Challenge => Among the lines of the listing below, retype exactly those from the one containing "Clone this diagram in TikZ." through the one containing "(0,0) rectangle (641,1048);", both included. Do not include pictures.

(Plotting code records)
• • • •

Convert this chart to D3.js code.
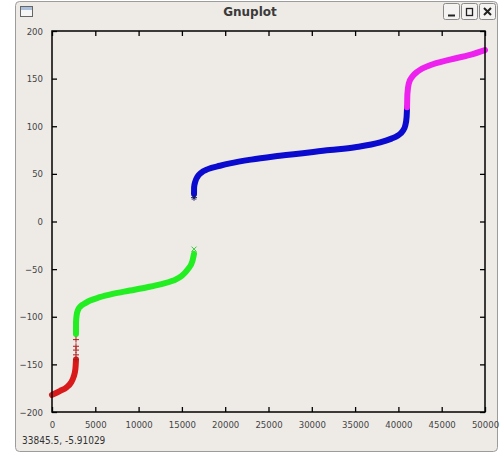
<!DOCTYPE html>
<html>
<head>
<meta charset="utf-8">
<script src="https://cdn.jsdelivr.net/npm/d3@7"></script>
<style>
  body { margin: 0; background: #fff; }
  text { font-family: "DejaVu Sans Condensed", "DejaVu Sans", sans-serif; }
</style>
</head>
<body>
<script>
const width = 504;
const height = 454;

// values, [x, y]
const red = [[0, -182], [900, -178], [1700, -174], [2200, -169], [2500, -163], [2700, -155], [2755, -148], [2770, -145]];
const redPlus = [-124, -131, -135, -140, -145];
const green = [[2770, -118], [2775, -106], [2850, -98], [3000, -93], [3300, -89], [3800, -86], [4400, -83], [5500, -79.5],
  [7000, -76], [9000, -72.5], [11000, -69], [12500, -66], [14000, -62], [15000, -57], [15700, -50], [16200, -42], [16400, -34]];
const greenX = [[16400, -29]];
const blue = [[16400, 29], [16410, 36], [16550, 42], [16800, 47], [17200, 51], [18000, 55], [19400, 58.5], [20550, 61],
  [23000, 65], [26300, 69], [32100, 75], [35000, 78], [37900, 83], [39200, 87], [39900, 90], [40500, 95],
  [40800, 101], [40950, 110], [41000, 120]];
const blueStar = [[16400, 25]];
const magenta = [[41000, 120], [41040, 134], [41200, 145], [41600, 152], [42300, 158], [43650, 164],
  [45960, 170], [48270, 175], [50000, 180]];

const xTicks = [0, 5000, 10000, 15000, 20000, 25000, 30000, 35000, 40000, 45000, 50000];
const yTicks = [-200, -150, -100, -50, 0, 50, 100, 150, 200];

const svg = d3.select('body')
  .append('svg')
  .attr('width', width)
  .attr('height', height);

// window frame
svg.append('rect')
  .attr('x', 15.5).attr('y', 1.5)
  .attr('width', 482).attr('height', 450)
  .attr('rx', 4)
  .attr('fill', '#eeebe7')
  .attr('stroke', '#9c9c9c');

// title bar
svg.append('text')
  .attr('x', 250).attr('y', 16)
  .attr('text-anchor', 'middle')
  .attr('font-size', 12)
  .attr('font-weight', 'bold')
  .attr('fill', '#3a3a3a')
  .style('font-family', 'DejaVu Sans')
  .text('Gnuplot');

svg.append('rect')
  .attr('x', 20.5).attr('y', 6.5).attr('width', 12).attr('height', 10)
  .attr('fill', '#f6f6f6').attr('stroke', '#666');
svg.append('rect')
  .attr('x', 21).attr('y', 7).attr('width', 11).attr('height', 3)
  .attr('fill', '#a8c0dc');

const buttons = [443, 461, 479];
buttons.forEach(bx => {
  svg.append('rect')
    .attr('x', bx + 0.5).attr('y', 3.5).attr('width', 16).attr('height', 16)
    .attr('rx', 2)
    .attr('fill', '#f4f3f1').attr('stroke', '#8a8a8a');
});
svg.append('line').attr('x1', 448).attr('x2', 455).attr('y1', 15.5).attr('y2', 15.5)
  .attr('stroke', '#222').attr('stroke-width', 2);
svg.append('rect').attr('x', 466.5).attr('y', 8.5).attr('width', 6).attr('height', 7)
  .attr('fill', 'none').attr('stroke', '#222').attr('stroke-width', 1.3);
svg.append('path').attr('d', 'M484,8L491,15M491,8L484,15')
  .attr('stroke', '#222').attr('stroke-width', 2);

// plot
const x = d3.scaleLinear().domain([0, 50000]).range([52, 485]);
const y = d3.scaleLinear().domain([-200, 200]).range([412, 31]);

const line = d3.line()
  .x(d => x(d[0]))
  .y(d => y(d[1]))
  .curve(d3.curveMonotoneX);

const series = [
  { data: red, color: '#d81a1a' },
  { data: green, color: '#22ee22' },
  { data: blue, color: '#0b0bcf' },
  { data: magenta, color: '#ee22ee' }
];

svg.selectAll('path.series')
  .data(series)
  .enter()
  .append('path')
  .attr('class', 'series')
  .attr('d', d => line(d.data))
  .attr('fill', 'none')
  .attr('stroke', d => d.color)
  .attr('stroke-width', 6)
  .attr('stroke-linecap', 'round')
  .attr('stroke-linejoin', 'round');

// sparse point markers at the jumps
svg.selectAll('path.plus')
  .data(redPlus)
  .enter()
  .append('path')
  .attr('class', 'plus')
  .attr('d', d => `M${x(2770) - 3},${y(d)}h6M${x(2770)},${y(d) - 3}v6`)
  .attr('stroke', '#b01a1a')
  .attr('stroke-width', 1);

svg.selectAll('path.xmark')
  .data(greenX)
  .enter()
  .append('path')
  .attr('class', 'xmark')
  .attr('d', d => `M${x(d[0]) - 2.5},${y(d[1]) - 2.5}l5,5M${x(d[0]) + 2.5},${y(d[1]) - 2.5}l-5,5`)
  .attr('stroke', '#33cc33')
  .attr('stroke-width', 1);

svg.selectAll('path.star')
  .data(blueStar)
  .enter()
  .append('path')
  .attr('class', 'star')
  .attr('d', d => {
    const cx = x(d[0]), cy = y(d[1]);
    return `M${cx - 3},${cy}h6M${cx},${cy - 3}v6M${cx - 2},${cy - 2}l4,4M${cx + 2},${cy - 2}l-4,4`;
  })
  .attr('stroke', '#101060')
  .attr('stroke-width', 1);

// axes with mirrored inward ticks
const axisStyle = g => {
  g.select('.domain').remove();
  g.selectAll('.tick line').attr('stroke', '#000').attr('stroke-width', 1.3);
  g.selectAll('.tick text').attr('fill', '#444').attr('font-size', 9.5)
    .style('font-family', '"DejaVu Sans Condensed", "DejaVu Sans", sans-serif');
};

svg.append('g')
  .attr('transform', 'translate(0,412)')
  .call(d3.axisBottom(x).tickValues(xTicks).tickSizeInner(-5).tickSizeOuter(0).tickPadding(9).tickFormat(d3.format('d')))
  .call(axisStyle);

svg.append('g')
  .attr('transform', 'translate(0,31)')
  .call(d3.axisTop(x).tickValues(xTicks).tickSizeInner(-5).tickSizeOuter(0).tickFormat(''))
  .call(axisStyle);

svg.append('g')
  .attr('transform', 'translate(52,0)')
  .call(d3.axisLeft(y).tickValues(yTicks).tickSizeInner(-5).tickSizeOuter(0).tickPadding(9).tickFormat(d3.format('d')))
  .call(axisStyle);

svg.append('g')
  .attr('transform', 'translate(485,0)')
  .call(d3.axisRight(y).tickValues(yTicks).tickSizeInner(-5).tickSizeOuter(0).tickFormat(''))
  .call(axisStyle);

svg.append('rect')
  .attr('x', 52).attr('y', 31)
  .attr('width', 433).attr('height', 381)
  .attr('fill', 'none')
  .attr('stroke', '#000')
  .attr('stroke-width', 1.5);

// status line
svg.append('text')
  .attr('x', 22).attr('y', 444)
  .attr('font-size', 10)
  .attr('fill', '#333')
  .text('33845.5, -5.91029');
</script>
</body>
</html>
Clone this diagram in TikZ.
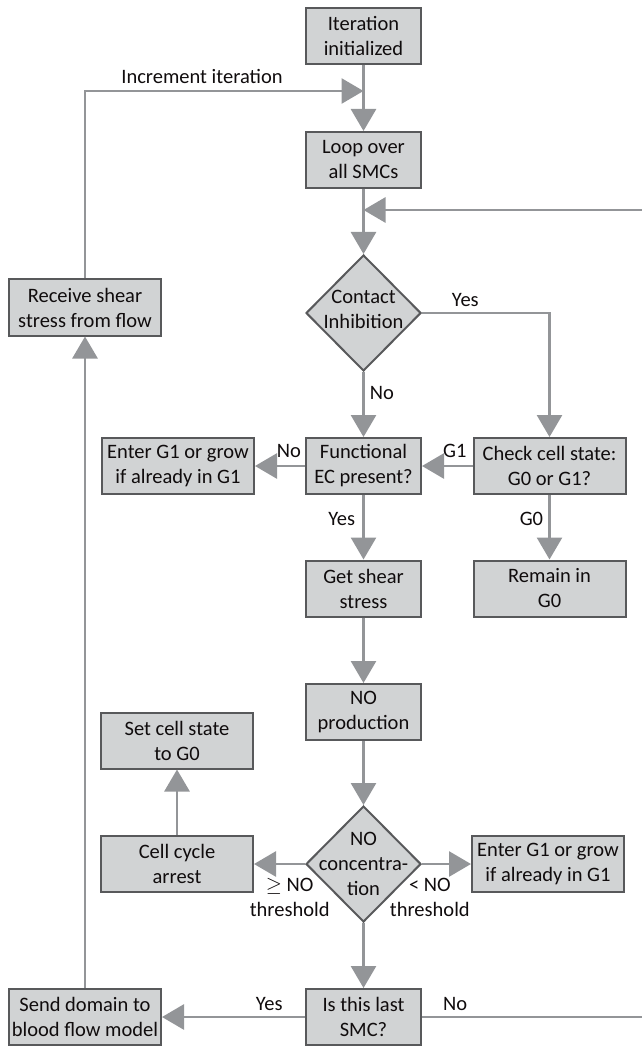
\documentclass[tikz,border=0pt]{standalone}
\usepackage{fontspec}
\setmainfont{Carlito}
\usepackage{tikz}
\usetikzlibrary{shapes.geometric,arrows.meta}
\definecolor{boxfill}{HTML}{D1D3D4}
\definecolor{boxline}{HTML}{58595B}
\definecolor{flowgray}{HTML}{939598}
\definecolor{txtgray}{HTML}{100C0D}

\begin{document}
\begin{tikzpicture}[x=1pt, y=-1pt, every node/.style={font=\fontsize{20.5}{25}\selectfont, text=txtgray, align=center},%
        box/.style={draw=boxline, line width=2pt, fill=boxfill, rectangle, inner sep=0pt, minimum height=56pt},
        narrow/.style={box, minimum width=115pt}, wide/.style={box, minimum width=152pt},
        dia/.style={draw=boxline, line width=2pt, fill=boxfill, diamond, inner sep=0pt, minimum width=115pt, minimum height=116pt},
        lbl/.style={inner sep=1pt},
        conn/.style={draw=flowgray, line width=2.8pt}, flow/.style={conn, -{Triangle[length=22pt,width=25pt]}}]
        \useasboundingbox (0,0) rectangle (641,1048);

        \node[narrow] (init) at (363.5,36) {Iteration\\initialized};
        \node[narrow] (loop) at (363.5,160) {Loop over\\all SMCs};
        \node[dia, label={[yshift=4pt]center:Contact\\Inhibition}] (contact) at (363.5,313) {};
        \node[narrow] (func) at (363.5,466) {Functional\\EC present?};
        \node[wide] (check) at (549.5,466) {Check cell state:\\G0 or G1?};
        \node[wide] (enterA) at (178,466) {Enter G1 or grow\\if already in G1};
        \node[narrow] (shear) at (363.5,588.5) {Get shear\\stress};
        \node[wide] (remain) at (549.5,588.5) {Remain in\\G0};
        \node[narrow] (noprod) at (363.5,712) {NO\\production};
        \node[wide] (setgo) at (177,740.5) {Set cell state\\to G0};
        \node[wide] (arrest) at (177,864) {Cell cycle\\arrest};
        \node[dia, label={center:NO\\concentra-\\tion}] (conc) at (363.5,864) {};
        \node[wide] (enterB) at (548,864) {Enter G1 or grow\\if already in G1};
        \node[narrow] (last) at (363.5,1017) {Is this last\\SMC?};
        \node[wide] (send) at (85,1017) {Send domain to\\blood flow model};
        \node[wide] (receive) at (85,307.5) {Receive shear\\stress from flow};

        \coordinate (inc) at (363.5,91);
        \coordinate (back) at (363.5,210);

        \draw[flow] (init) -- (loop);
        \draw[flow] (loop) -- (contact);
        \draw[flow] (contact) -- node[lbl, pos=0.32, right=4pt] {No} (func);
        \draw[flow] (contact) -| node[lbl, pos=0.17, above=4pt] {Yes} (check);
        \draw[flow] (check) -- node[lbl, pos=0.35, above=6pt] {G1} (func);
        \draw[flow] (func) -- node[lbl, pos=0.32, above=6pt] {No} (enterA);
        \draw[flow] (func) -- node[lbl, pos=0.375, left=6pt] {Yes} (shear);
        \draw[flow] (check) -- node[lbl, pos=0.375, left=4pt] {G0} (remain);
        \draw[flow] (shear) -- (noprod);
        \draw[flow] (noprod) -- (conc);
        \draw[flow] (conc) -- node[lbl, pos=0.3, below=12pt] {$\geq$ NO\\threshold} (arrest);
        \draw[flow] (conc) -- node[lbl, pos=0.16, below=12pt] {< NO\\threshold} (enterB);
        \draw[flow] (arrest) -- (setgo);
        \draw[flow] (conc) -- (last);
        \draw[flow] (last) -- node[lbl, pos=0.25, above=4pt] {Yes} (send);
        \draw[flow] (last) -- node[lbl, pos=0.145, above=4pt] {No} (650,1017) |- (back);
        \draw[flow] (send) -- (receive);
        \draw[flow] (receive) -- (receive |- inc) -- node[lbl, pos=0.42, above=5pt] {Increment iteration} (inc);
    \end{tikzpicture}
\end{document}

• • • •

Answer for the task =>
Clone this diagram in TikZ.
\documentclass[tikz,border=0pt]{standalone}
\usepackage{fontspec}
\setmainfont{Carlito}
\usepackage{tikz}
\usetikzlibrary{shapes.geometric,arrows.meta}
\definecolor{boxfill}{HTML}{D1D3D4}
\definecolor{boxline}{HTML}{58595B}
\definecolor{flowgray}{HTML}{939598}
\definecolor{txtgray}{HTML}{100C0D}

\begin{document}
\begin{tikzpicture}[x=1pt, y=-1pt, every node/.style={font=\fontsize{20.5}{25}\selectfont, text=txtgray, align=center},%
        box/.style={draw=boxline, line width=2pt, fill=boxfill, rectangle, inner sep=0pt, minimum height=56pt},
        narrow/.style={box, minimum width=115pt}, wide/.style={box, minimum width=152pt},
        dia/.style={draw=boxline, line width=2pt, fill=boxfill, diamond, inner sep=0pt, minimum width=115pt, minimum height=116pt},
        lbl/.style={inner sep=1pt},
        conn/.style={draw=flowgray, line width=2.8pt}, flow/.style={conn, -{Triangle[length=22pt,width=25pt]}}]
        \useasboundingbox (0,0) rectangle (641,1048);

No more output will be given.